С 7 часов утра мы работали до наступления сумерек. Одновременно с нами по ликвидации музея действовала другая организация, более многолюдная и шумная. Она спешно укладывала в ящики мелкие экспонаты, сдирала со стен канделябры, зеркала, картины, панно, гобелены и другие украшения. При мне прямо на бильярд, на котором, возможно, некогда играл Пушкин, была опущена с потолка пятипудовая медная люстра, сброшена с пьедестала и разбита в куски прекрасная мраморная группа, изображающая сатира в погоне за нимфой.

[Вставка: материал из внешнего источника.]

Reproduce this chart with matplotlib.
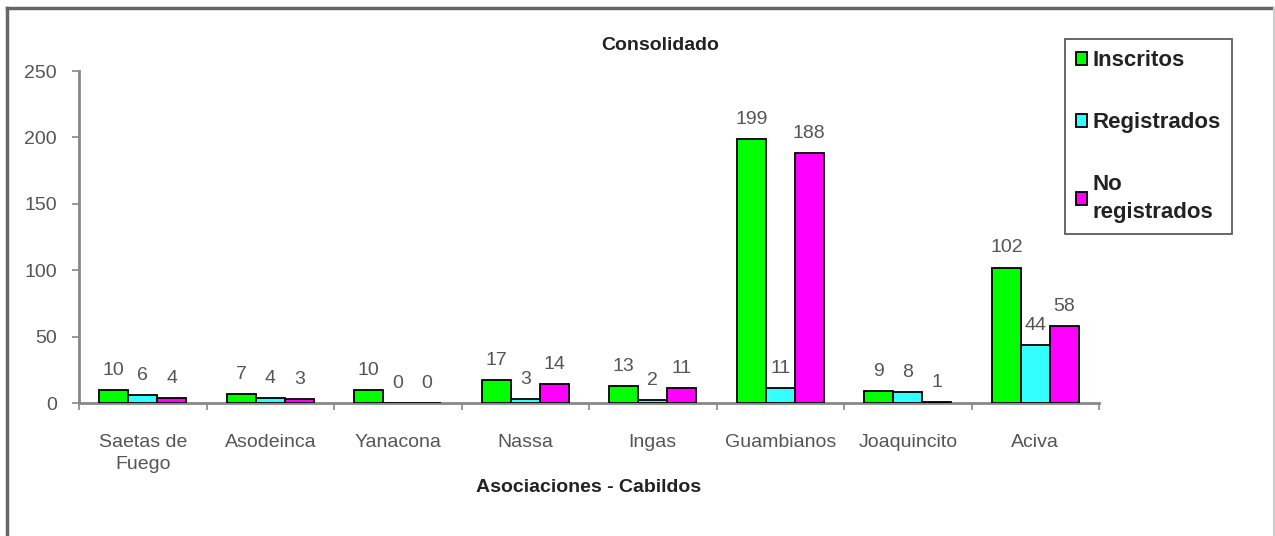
import matplotlib.pyplot as plt
import numpy as np
from matplotlib.lines import Line2D

# datos del consolidado
categorias = ["Saetas de\nFuego", "Asodeinca", "Yanacona", "Nassa", "Ingas",
              "Guambianos", "Joaquincito", "Aciva"]
inscritos = [10, 7, 10, 17, 13, 199, 9, 102]
registrados = [6, 4, 0, 3, 2, 11, 8, 44]
no_registrados = [4, 3, 0, 14, 11, 188, 1, 58]
series = ["Inscritos", "Registrados", "No\nregistrados"]
colores = ["#00ff00", "#33ffff", "#ff00ff"]

plt.rcParams['font.family'] = ['Liberation Sans', 'DejaVu Sans']

fig = plt.figure(figsize=(12.75, 5.36), dpi=100)
ax = fig.add_axes([0.062, 0.248, 0.800, 0.6195])

x = np.arange(len(categorias))
ancho = 0.227
gris = "#555555"
for i, (vals, col) in enumerate(zip([inscritos, registrados, no_registrados], colores)):
    pos = x + (i - 1) * ancho
    ax.bar(pos, vals, ancho, color=col, edgecolor="black", linewidth=1.3,
           label=series[i], zorder=3)
    for p, v in zip(pos, vals):
        ax.annotate(str(v), (p, v), xytext=(0, 8), textcoords="offset points",
                    ha="center", va="bottom", fontsize=14, color=gris)

ax.set_xlim(-0.5, len(categorias) - 0.5)
ax.set_ylim(0, 250)
ax.set_yticks(range(0, 251, 50))
ax.tick_params(axis="y", labelsize=14, labelcolor=gris, color="#888888", length=5, width=1.2, pad=11)
ax.set_xticks(x)
ax.set_xticklabels(categorias, fontsize=14, color=gris, linespacing=1.45)
ax.set_xticks(np.arange(-0.5, len(categorias)), minor=True)
ax.tick_params(axis="x", which="major", length=0, pad=22)
ax.tick_params(axis="x", which="minor", length=5, width=1.2, color="#888888")

for s in ["top", "right"]:
    ax.spines[s].set_visible(False)
for s in ["left", "bottom"]:
    ax.spines[s].set_color("#888888")
    ax.spines[s].set_linewidth(2)

ax.set_xlabel("Asociaciones - Cabildos", fontsize=14, fontweight="bold", color="#222222", labelpad=4)
fig.text(0.518, 0.916, "Consolidado", ha="center", va="center", fontsize=14,
         fontweight="bold", color="#222222")

leg = ax.legend(loc="upper left", bbox_to_anchor=(1065/1275, 1 - 39/536),
                bbox_transform=fig.transFigure,
                prop={"size": 16, "weight": "bold"},
                frameon=True, fancybox=False, edgecolor="#333333", labelspacing=1.85,
                handlelength=0.5, handleheight=0.5, handletextpad=0.25, borderpad=0.5,
                borderaxespad=0)
leg.get_frame().set_linewidth(1.3)
for t in leg.get_texts():
    t.set_color("#222222")
    t.set_linespacing(1.4)

# marco de la figura
fig.add_artist(Line2D([7/1275, 7/1275], [0, 1 - 8/536], color="#666666", lw=2.5))
fig.add_artist(Line2D([7/1275, 1], [1 - 8/536, 1 - 8/536], color="#666666", lw=2.5))
fig.add_artist(Line2D([1274/1275, 1274/1275], [0, 1 - 8/536], color="#cccccc", lw=1.5))

fig.savefig("out.png", dpi=100)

Упаковка книг подходила к концу, и накануне их вывоза я к вечеру уехал в Москву, чтобы вызвать людей для сопровождения обоза. Между тем в мое отсутствие в Остафьеве разыгрались крупные события. Во главе организации, подготовлявшей помещение для пионеров, стояла здоровенная толстая бабища, кажется, бывшая прачка, которая, несмотря на рвение, не в состоянии была закончить свое дело к сроку силами одной своей команды… Решено было прибегнуть к содействию местной милиции, отделение которой помещалось где-то поблизости. Группа милиционеров, человек 10–12, взялась аккордно, за хорошую по тому времени плату, в продолжение одной ночи окончательно очистить главное здание от музейного имущества, чтобы на следующий день можно было расставлять уже койки.
Когда на другой день утром я вернулся в Остафьево открыв дверь из флигеля на веранду, я замер от удивления. На протяжении этой веранды под открытым небом бесформенной кучей лежала мебель и все остальное имущество музея. Милиционеры выполнили свое обязательство к сроку, но им пришлось действовать как при выгрузке дров, т. е. сваливать вещи друг на друга, как попало. Около трети имущества было попорчено и погибло: часть стильной мебели и хрупких вещей поломаны, большие гипсовые фигуры, стеклянные дверцы шкафов и витрин побиты, полотна картин порваны и помяты, оставшееся целым отдано во власть стихий.